Scott Morrison and Christian Porter (Image: AAP)

The Turnbull government’s political management is enough to make you put your head in your hands and cry. In the space of a week, it has driven its omnibus welfare measures bill off the road and, it seems, over the nearest cliff.

Nick Xenophon overnight ruled out supporting the bill — even in amended form after comparing the government’s negotiating tactics to a sledgehammer, although he’s prepared to back some individual measures presented separately.

The omnibus bill started as a tactic to put some momentum into the government’s now years-old Family Tax Benefit savings proposal and give effect to its commitment to increase funding for child care subsidies when savings had been identified for it. The FTB savings were eminently sensible and deserved support, but linking them to child care subsidies — where the government is implementing the outcomes of a Productivity Commission report — gave a concrete example of the benefits of reprioritising welfare.

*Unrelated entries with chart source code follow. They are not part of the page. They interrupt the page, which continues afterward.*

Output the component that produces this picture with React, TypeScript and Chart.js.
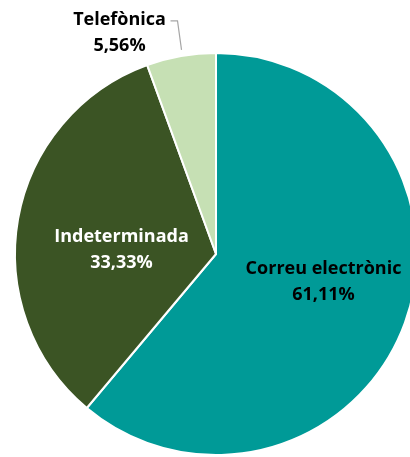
import React, { useEffect, useRef } from "react";
import { Chart, registerables } from "chart.js";

Chart.register(...registerables);

const categories = ["Correu electrònic", "Indeterminada", "Telefònica"];
const values = [61.11, 33.33, 5.56];
const valueLabels = ["61,11%", "33,33%", "5,56%"];
const colors = ["#009A97", "#3B5424", "#C6E0B4"];
const labelColors = ["#000000", "#FFFFFF", "#000000"];
// label offsets relative to the pie centre, as fractions of the radius
const labelOffsets = [
  [0.535, 0.14],
  [-0.47, -0.02],
  [-0.48, -1.1],
];

const labelPlugin = {
  id: "sliceLabels",
  afterDatasetsDraw(chart: any) {
    const ctx = chart.ctx;
    const meta = chart.getDatasetMeta(0);
    const arc0 = meta.data[0];
    const cx = arc0.x;
    const cy = arc0.y;
    const r = arc0.outerRadius;
    ctx.save();
    ctx.font = "bold 18px 'Open Sans'";
    ctx.textAlign = "center";
    ctx.textBaseline = "middle";
    categories.forEach((name, i) => {
      const x = cx + labelOffsets[i][0] * r;
      const y = cy + labelOffsets[i][1] * r;
      ctx.fillStyle = labelColors[i];
      ctx.fillText(name, x, y - 13);
      ctx.fillText(valueLabels[i], x, y + 13);
    });
    // leader line for the small slice
    const tx = cx + labelOffsets[2][0] * r;
    const ty = cy + labelOffsets[2][1] * r;
    ctx.strokeStyle = "#A6A6A6";
    ctx.lineWidth = 1.2;
    ctx.beginPath();
    ctx.moveTo(tx + 51, ty - 12);
    ctx.lineTo(tx + 58, ty - 12);
    ctx.lineTo(tx + 62, ty + 17);
    ctx.stroke();
    ctx.restore();
  },
};

export default function App() {
  const ref = useRef<HTMLCanvasElement>(null);
  useEffect(() => {
    if (!ref.current) return;
    const chart = new Chart(ref.current, {
      type: "pie",
      data: {
        labels: categories,
        datasets: [
          {
            data: values,
            backgroundColor: colors,
            borderColor: "#FFFFFF",
            borderWidth: 2,
          },
        ],
      },
      options: {
        responsive: true,
        maintainAspectRatio: false,
        animation: false,
        layout: { padding: { top: 52, bottom: 1, left: 14, right: 14 } },
        plugins: {
          legend: { display: false },
          tooltip: { enabled: false },
        },
      },
      plugins: [labelPlugin],
    });
    return () => chart.destroy();
  }, []);
  return (
    <div
      style={{
        position: "fixed",
        left: 0,
        top: 0,
        width: 410,
        height: 457,
        overflow: "hidden",
        background: "#fff",
      }}
    >
      <div style={{ position: "absolute", left: 0, top: 0, width: 432, height: 457 }}>
        <canvas ref={ref} />
      </div>
    </div>
  );
}
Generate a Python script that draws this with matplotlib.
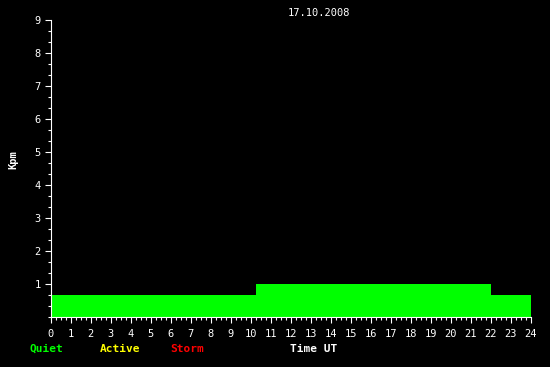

Then the government got ambitious, and lumped in an attack on young Newstart recipients, and a half-hearted fix to its self-created problem of “double-dipping” on paid parental leave by insisting on cutting access to government PPL for women with access to employer-funded PPL, but increasing the government PPL scheme by two weeks. You could argue they were included as an ambit claim to be knocked off in the Senate by crossbenchers who could claim a win protecting young people and new mums. If so, it was half-smart, because guess what the opposition and the media focused on, rather than child care subsidy increases?

But even so, that looked magisterial politics yesterday when Scott Morrison, Education Minister Simon Birmingham and Social Services Minister Christian Porter walked into the Blue Room at Parliament House to announce that “the balance of the savings achieved through that Bill will be provided and debited into the NDIS special account.”

After first spruiking the $50 billion company tax cuts, that is.

The immediate problem was that Morrison and Porter got snared in their own figures, because Porter had to explain that the difference between forecast NDIS costs and the “special account” revenue notionally allocated for it had shrunk, not increased for coming years. But the worse problem was the look of a government demanding that the world’s biggest companies be given a massive tax cut, while demanding its welfare savings bill be passed or the disabled cop it.

As it turned out, Morrison later acknowledged that the disabled wouldn’t cop it, merely that savings would have to be found elsewhere. Which prompted the question of why the government was bothering to link them in the first place, but if you always asked “why” about things this government does, you’d go mad.

Bear in mind that in this particular game, Nick Xenophon is the key player. Pauline Hanson has already indicated her noisome clutch will back the government. And when you go up against Xenophon in a PR game, you’re up against the best, a politician who exemplifies the art of positioning himself exactly where voters are likely to end up. Now Xenophon looks like he’s protecting the NDIS from the government and Hanson, even if he and his colleagues end up backing some of the measures separately. 

Xenophon can do this sort of thing in his sleep — especially when the government is so shambolic in its tactics.